The goal was aggressive, I admit. But I thought to myself - it was better to try than to leave most, if not all of them, unread this year and feel guilty about the fact that I wasn't reading them. I have a wee bit of a book addiction. I have never cottoned onto e-readers because I like books. I like to hold them in my hands. I like the feel of them. Sometimes the covers have that velvety smooth feeling. Sometimes they have raised writing.
The pages are always neat and tidy with new books. I can't decide if I prefer the really clean feeling of pages that are often used with textbook-type books--you know what I mean, they are smooth and and weighty feeling--or if I would rather hold a book that has the jaggedy, uneven pages of certain paperbacks that has a bit of a pre-worn feel to them--kinda like buying jeans with the rips already at the thighs or knees.
I set this big goal of mine and did my best to keep up.

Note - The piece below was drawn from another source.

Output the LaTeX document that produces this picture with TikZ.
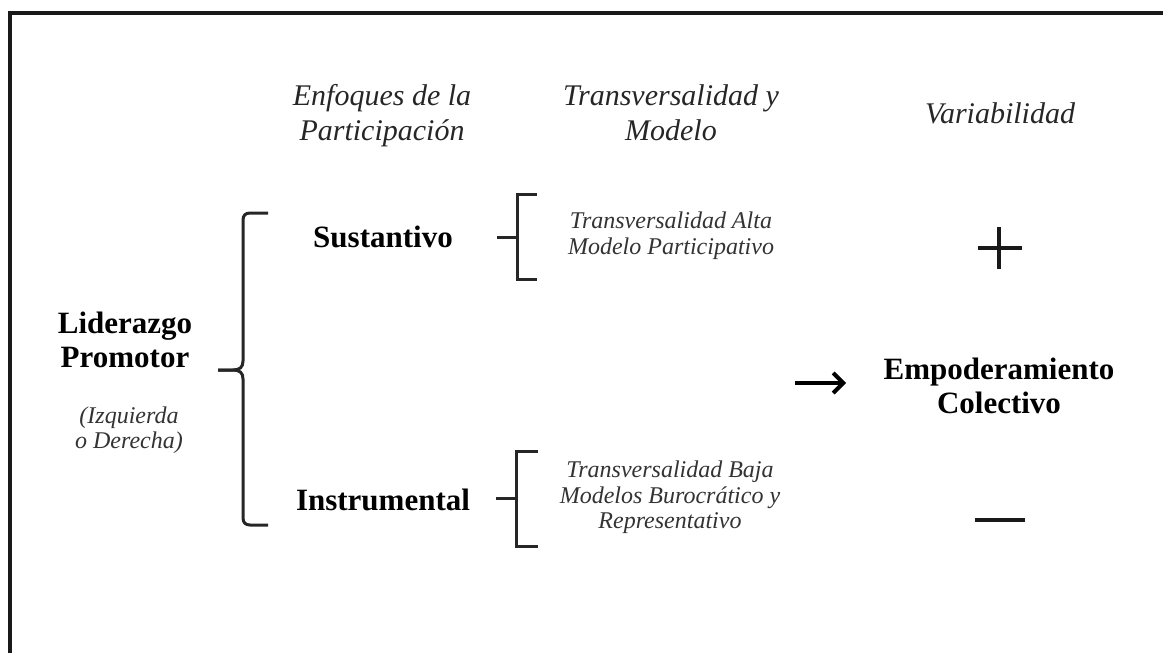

I read through a week of holidays home with the kids. I read through Holy Week. I read when my dear one squired me away for a few days on my birthday. I read and I read and I read. And then I couldn't read anymore.
I was tired of reading. I was tired of deadlines. I was tired of the rather heavy topics. I started saying, "I should" to myself. When one starts to say, "I should be reading", reading loses its joy. Reading becomes a chore. Reading becomes a burden. It is no longer relaxing. It's no longer fun. It's not a quiet, peaceful event. It's work. It's a burden.

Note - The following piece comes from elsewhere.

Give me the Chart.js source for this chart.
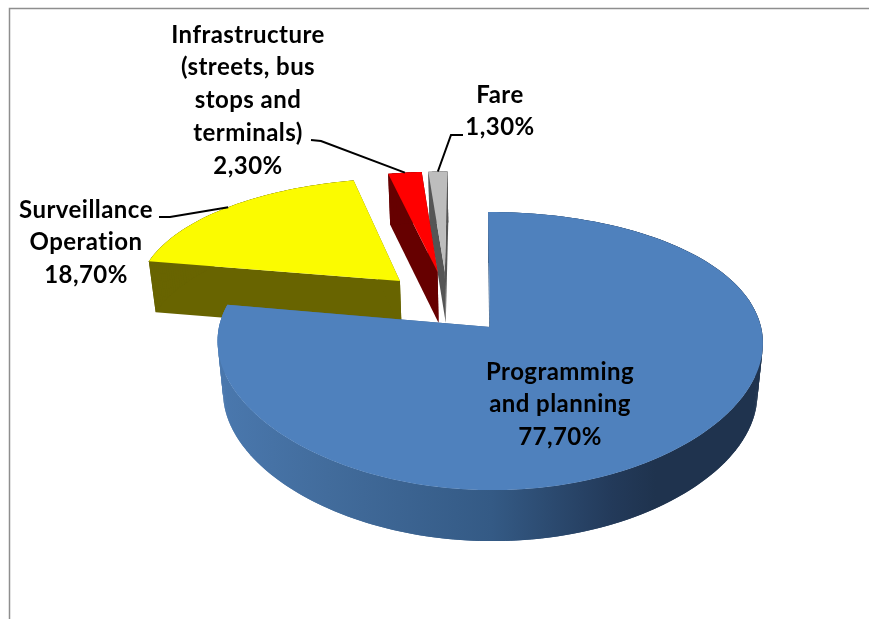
<!DOCTYPE html>
<html>
<head>
<meta charset="utf-8">
<title>Budget share</title>
<script src="https://cdn.jsdelivr.net/npm/chart.js@4"></script>
<style>
    html, body { margin: 0; padding: 0; background: #fff; overflow: hidden; }
    canvas { display: block; }
</style>
</head>
<body>
<canvas id="pieChart" width="869" height="619"></canvas>
<script>
const categories = ['Programming and planning', 'Surveillance Operation', 'Infrastructure (streets, bus stops and terminals)', 'Fare'];
const shares = [77.7, 18.7, 2.3, 1.3];
const labelLines = [
    ['Programming', 'and planning'],
    ['Surveillance', 'Operation'],
    ['Infrastructure', '(streets, bus', 'stops and', 'terminals)'],
    ['Fare']
];

const topColors = ['#4f81bd', '#fbfb00', '#ff0000', '#bdbdbd'];
const wallColors = [null, '#686400', '#660000', '#555555'];
const drawOrder = [1, 3, 2, 0];

// view of the tilted pie plane
const view = { x: 490, y: 327, rx: 271, ry: 134.9, shear: 2, tiltX: 0.11, tiltY: 0.173, depth: 51, shrink: 0.98 };

// label centre x, first line y, and where each leader leaves the label
const labelBoxes = [
    { x: 560, y: 372, leader: null },
    { x: 86, y: 210, leader: [[159, 217], [170, 217]] },
    { x: 248, y: 35, leader: [[311, 140], [321, 141]] },
    { x: 500, y: 95, leader: [[463, 135], [451, 135]] }
];
const lineHeight = 32.7;

function project(el, angle, radius, low) {
    const first = el.$context.chart.getDatasetMeta(0).data[0];
    const r = el.outerRadius;
    const firstMid = (first.startAngle + first.endAngle) / 2;
    const mid = (el.startAngle + el.endAngle) / 2;
    // slices are pulled out along their middle angle, first slice stays at the view origin
    const nx = radius * Math.cos(angle) + (el.options.offset * Math.cos(mid) - first.options.offset * Math.cos(firstMid)) / r;
    const ny = radius * Math.sin(angle) + (el.options.offset * Math.sin(mid) - first.options.offset * Math.sin(firstMid)) / r;
    let x = view.x + (view.rx * nx + view.shear * ny) / (1 - view.tiltX * ny);
    let y = view.y + view.ry * ny / (1 - view.tiltY * ny);
    if (low) {
        x = view.x + (x - view.x) * view.shrink;
        y += view.depth;
    }
    return [x, y];
}

function rimPoints(el, low) {
    const pts = [];
    const steps = Math.ceil((el.endAngle - el.startAngle) / 0.0175);
    for (let i = 0; i <= steps; i++) {
        pts.push(project(el, el.startAngle + (el.endAngle - el.startAngle) * i / steps, 1, low));
    }
    return pts;
}

function fillPoly(ctx, pts, color) {
    ctx.beginPath();
    pts.forEach((p, i) => i ? ctx.lineTo(p[0], p[1]) : ctx.moveTo(p[0], p[1]));
    ctx.closePath();
    ctx.fillStyle = color;
    ctx.fill();
}

function drawSlice(ctx, el, index) {
    let wall = wallColors[index];
    if (!wall) {
        wall = ctx.createLinearGradient(218, 0, 765, 0);
        wall.addColorStop(0, '#4a78ae');
        wall.addColorStop(0.2, '#426c9c');
        wall.addColorStop(0.5, '#345a85');
        wall.addColorStop(0.72, '#233a5a');
        wall.addColorStop(0.8, '#1f334e');
        wall.addColorStop(1, '#1f334e');
    }
    const upper = rimPoints(el, false);
    const lower = rimPoints(el, true);
    const apexUp = project(el, 0, 0, false);
    const apexLow = project(el, 0, 0, true);

    fillPoly(ctx, [apexUp, upper[0], lower[0], apexLow], wall);
    fillPoly(ctx, [apexUp, upper[upper.length - 1], lower[lower.length - 1], apexLow], wall);
    // neighbouring wall pieces overlap by one step so no seams show
    for (let i = 0; i < upper.length - 1; i++) {
        const j = Math.min(i + 2, upper.length - 1);
        fillPoly(ctx, [upper[i], upper[j], lower[j], lower[i]], wall);
    }
    fillPoly(ctx, [apexUp].concat(upper), topColors[index]);
}

const tiltedPie = {
    id: 'tiltedPie',
    beforeDraw(chart) {
        // chart frame, top and left edges
        const ctx = chart.ctx;
        ctx.save();
        ctx.strokeStyle = '#8e8e8e';
        ctx.lineWidth = 1.5;
        ctx.beginPath();
        ctx.moveTo(9.5, 619);
        ctx.lineTo(9.5, 8.5);
        ctx.lineTo(869, 8.5);
        ctx.stroke();
        ctx.restore();
    },
    beforeDatasetDraw(chart) {
        const ctx = chart.ctx;
        const arcs = chart.getDatasetMeta(0).data;
        ctx.save();
        drawOrder.forEach(i => drawSlice(ctx, arcs[i], i));
        ctx.restore();
        return false;
    },
    afterDatasetsDraw(chart) {
        const ctx = chart.ctx;
        const arcs = chart.getDatasetMeta(0).data;
        ctx.save();
        ctx.font = 'bold 24px Lato';
        ctx.letterSpacing = '0.45px';
        ctx.textAlign = 'center';
        ctx.textBaseline = 'middle';
        ctx.fillStyle = '#000';
        ctx.strokeStyle = '#000';
        ctx.lineWidth = 2;
        labelBoxes.forEach((box, i) => {
            const value = shares[i].toFixed(2).replace('.', ',') + '%';
            labelLines[i].concat(value).forEach((text, n) => {
                ctx.fillText(text, box.x, box.y + n * lineHeight);
            });
            if (box.leader) {
                const el = arcs[i];
                const end = project(el, (el.startAngle + el.endAngle) / 2, 1, false);
                ctx.beginPath();
                box.leader.concat([end]).forEach((p, n) => n ? ctx.lineTo(p[0], p[1]) : ctx.moveTo(p[0], p[1]));
                ctx.stroke();
            }
        });
        ctx.restore();
    }
};

new Chart(document.getElementById('pieChart').getContext('2d'), {
    type: 'pie',
    data: {
        labels: categories,
        datasets: [{
            data: shares,
            backgroundColor: topColors,
            borderWidth: 0,
            offset: 68.8
        }]
    },
    options: {
        responsive: false,
        animation: false,
        plugins: {
            legend: { display: false },
            tooltip: { enabled: false }
        }
    },
    plugins: [tiltedPie]
});
</script>
</body>
</html>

So, I stopped cold turkey. I just put down the book I was reading and didn't pick it back up. A certain someone kept asking when I was going to put up a new blog post so it could be shared on the church Facebook page. I began avoiding eye contact. I didn't read for work or for fun. I just read magazines and Twitter (well, who can blame me for that with the soap opera of Trump's White House being played out by tweet?).
I wondered if I had broken my reading bone.
Then I went on holidays. On our first full day of our two weeks at the lake, my dear one says to me, "I would like you to read The Happiness Project so we can talk about it. Can you read a chapter a day so we can discuss it?" How can you resist a request a like that? The book was written by Gretchen Rubin. Apparently the author's thoughts and views reminded him of me. What's ironic is that I lent him the book when he was bereft of reading material in June.
I started reading that Monday. And I couldn't put it down. Turns out my reading bone wasn't broken after all. I had just sprained it a bit.
I finished the book that Friday. And then I finished the book I abandoned in May. Then I read two more. I rediscovered my love of reading just in time for me to leave for Africa.
We're off to the airport soon for the Zambia Youth Exposure Tour and I promised the certain someone that I would get this post to her before I left and then have another when return. I'm taking four books along with me. After I finish them, I will give them to the theological students we meet though the United Church of Zambia. So - a double goal - read and gift away the books.
Because I'm rushing off, I am not doing a book review on the books. I'm just accounting for them and giving a quick comment.
First - The Happiness Project: Or Why I Spent a Year Trying to Sing in the Morning, Clean My Closets, Fight Right, Read Aristotle, and Generally Have More Fun by Gretchen Rubin. My dear one was right - Gretchen and I might actually be the same person.
AWESOME book. This is someone who is an average, every day person who doesn't have huge struggles in her life but still finds herself wondering if she could enjoy life more. Not be so cranky or have, as her default setting, an attitude that precludes noticing the good things going on all around her. As my dear one has said, 'there's many a sermon in this book'. And maybe a book study.
Next, the oh so exciting sounding, Transforming Congregational Culture by Anthony Robinson. Honestly, this book is quite great. In fact, I think the reason why I stopped reading it was because I was trying to skip through it too quickly and was finding that I wanted to make notes to take to the Board at church. Which seemed like more work than my weeks were allowing at the beginning of May. So, I tried again and finished it. It was worth taking the time to slow down and make the notes.
And, finally, Bird by Bird: Some Instructions on Writing and Life by my next most favourite author, Anne Lamott. The book is named as thus because when they were children, her brother had a massive report to do on birds. He had three months to complete the assignment. Anne remembers her brother, near tears, sitting at the dining room table at the cabin on the Sunday before the report was due having not done any work in the previous three months. Their father, a published author, went over to him and told him that it would be alright, he just had to write it bird by bird. Anne's writing is so easy to read. She is funny. And vulnerable. And encouraging. I love Anne.
So, that's it. My Goodreads Goal Page tells me that I am currently SEVEN books behind schedule - even AFTER I've entered the books that I will read in Africa. Sigh. Not ideal. But better than before. To give me a boost, I took a photo of all that I have read so that I can see how much I've already read in 2017. Nineteen books so far.